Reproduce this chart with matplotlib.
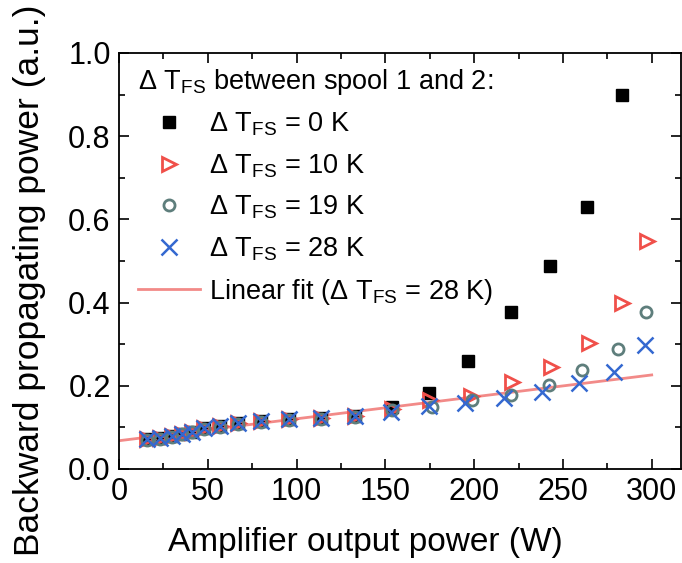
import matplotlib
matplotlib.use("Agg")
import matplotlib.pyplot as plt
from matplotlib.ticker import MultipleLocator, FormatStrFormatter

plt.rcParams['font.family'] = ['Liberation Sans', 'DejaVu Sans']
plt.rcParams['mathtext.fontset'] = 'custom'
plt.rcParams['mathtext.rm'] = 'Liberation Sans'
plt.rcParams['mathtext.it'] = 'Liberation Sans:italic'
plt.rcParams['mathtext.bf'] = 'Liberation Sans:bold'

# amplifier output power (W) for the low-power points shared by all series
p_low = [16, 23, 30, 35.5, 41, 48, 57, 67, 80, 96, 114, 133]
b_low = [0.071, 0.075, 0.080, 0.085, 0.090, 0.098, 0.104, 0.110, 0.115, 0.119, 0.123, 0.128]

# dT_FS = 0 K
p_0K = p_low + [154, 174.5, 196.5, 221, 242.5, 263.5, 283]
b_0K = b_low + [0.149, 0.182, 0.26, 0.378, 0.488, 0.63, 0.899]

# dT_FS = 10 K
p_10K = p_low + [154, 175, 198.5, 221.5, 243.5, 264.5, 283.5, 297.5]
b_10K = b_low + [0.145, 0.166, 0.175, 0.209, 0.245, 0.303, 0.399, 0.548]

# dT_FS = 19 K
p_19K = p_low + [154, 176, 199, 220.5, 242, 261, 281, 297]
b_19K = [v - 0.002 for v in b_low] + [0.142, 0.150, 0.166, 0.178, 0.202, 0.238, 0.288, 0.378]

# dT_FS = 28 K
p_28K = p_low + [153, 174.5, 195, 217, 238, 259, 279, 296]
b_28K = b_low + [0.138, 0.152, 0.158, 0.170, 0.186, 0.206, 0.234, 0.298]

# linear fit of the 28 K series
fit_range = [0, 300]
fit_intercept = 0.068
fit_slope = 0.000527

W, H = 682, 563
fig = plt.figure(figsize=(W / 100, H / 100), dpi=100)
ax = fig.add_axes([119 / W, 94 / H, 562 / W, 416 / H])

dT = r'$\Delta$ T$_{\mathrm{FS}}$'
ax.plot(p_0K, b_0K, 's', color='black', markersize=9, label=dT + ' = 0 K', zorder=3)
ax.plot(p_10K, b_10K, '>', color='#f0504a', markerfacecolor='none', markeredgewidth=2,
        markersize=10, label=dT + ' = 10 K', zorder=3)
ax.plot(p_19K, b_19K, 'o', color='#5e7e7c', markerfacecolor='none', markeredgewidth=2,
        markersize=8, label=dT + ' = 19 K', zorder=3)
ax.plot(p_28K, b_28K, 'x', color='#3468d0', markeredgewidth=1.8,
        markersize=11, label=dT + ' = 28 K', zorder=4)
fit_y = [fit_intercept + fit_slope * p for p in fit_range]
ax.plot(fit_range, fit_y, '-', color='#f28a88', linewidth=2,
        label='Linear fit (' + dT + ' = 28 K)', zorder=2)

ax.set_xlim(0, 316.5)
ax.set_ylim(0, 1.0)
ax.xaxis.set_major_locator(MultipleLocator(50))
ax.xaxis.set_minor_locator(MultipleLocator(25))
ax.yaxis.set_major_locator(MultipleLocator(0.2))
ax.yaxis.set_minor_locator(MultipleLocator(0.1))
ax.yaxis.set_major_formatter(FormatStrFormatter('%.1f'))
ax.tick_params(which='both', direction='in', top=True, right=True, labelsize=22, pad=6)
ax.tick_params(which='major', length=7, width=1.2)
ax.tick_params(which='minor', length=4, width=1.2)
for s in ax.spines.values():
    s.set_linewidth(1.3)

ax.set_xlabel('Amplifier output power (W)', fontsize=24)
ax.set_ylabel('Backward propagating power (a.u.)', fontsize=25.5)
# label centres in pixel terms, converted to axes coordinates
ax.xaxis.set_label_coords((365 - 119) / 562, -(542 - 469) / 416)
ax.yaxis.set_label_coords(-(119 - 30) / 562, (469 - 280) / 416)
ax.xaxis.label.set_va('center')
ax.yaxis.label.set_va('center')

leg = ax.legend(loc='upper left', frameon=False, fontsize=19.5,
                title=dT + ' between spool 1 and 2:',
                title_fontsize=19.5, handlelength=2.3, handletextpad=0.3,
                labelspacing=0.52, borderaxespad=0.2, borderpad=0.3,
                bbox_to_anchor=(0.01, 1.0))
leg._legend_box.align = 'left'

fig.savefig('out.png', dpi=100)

• _EXERCISE DESCRIPTION_
Take the lines from the start of the material to the line with "0.119, 0.123, 0.128]", both included, and transcribe them exactly without the pictures.

• _OUTPUT BELOW_
Reproduce this chart with matplotlib.
import matplotlib
matplotlib.use("Agg")
import matplotlib.pyplot as plt
from matplotlib.ticker import MultipleLocator, FormatStrFormatter

plt.rcParams['font.family'] = ['Liberation Sans', 'DejaVu Sans']
plt.rcParams['mathtext.fontset'] = 'custom'
plt.rcParams['mathtext.rm'] = 'Liberation Sans'
plt.rcParams['mathtext.it'] = 'Liberation Sans:italic'
plt.rcParams['mathtext.bf'] = 'Liberation Sans:bold'

# amplifier output power (W) for the low-power points shared by all series
p_low = [16, 23, 30, 35.5, 41, 48, 57, 67, 80, 96, 114, 133]
b_low = [0.071, 0.075, 0.080, 0.085, 0.090, 0.098, 0.104, 0.110, 0.115, 0.119, 0.123, 0.128]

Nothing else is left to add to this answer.